Environmental Factor, October 2010, National Institute of Environmental Health Sciences
Steven Zeisel to give Hans L. Falk Memorial Lecture
By Angelika Zaremba
October 2010

Steven Zeisel, M.D., Ph.D., will present the annual Hans L. Falk Memorial Lecture Oct. 4 at the NIEHS Rodbell Auditorium in Research Triangle Park, N.C. NIEHS/NTP Director Linda Birnbaum, Ph.D., will host his presentation, "Nutrigenomics, estrogen, and environmental chemicals influence the dietary requirement for choline."
Zeisel(http://uncnri.org/index.php/steven-h-zeisel/) is the Kenan Distinguished University Professor in the Department of Nutrition and Pediatrics at the University of North Carolina at Chapel Hill (UNC-CH) Gillings School of Global Public Health and UNC School of Medicine, as well as director of the UNC Nutrition Research Institute (NRI) in Kannapolis, N.C. He serves as the principal investigator on multiple federally funded research projects that focus on human nutrition research and specifically on human requirements for choline.
Using new approaches in nutrigenomics and metabolomics in studies of humans, mice, and cells, Zeisel's group is working to identify the mechanisms underlying individual nutritional variations and needs.
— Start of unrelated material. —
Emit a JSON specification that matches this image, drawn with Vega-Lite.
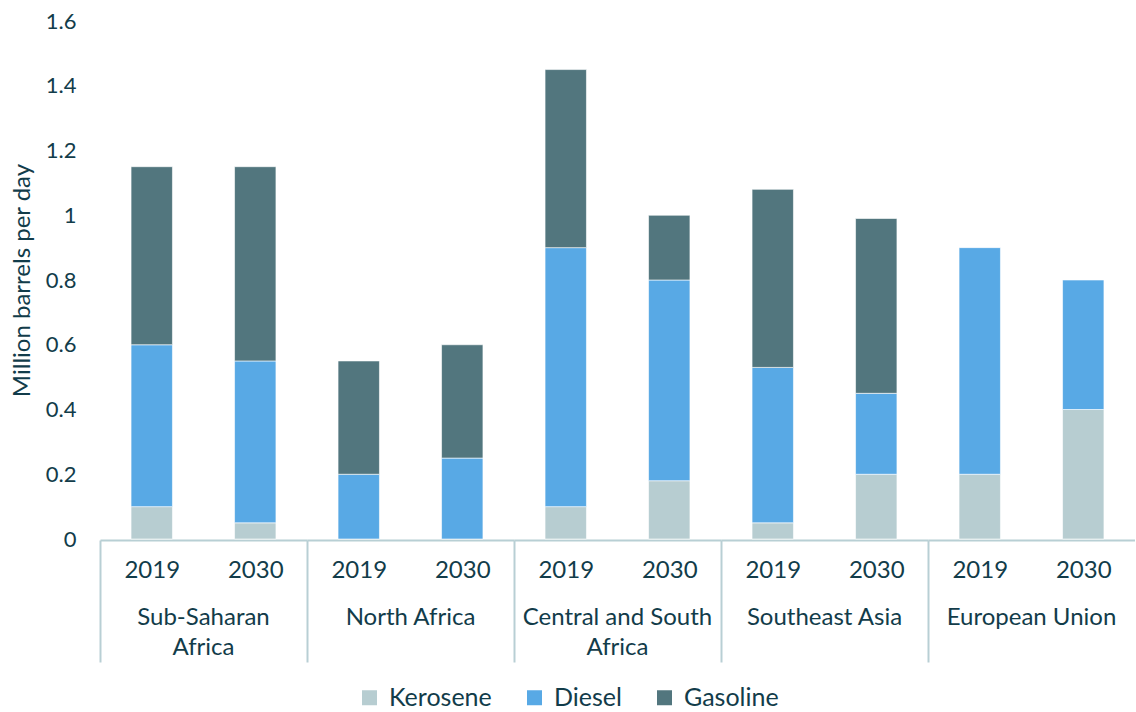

Zeisel is credited with discovering the role of choline as a dietary methyl donor and essential nutrient, and he has studied its need by women during pregnancy. His team showed that choline influences epigenetic modulation during fetal development. As an essential nutrient, it is also needed for healthy muscle and liver function.
Choline can be derived from the diet and is found in different concentrations in a variety of foods, but it can also be synthesized endogenously. Using choline as a model to study individual differences in nutritional requirements, the group identified an estrogen-dependent induction of choline synthesis.
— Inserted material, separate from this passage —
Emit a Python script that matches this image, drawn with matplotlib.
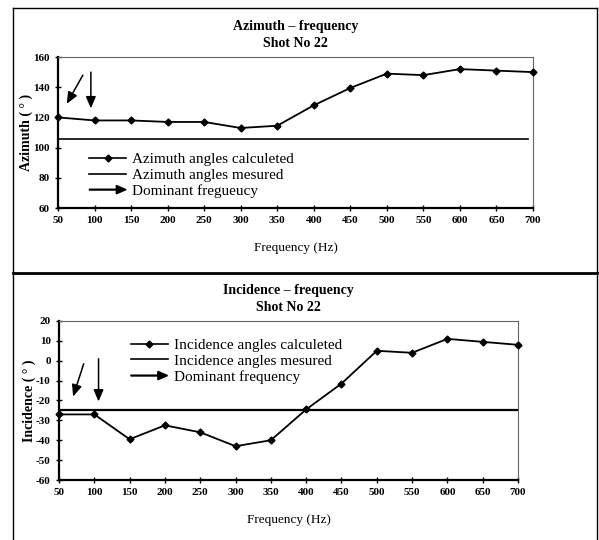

Zeisel's group discovered that half of the young women they studied have common genetic variants that make them unable to synthesize enough choline endogenously to meet their requirements. Older women and men need a choline-rich diet to prevent liver and muscle damage.
Held each year in honor of the Institute's first scientific director, Hans Falk, Ph.D., the memorial lecture series features distinguished guest speakers who have made significant contributions to environmental health science research. Falk was one of the founding members at NIEHS and is recognized internationally as a pioneer in the environmental health sciences.
(Angelika Zaremba, Ph.D., is a visiting postdoctoral fellow in the NIEHS Laboratory of Signal Transduction Inositol Signaling Group.)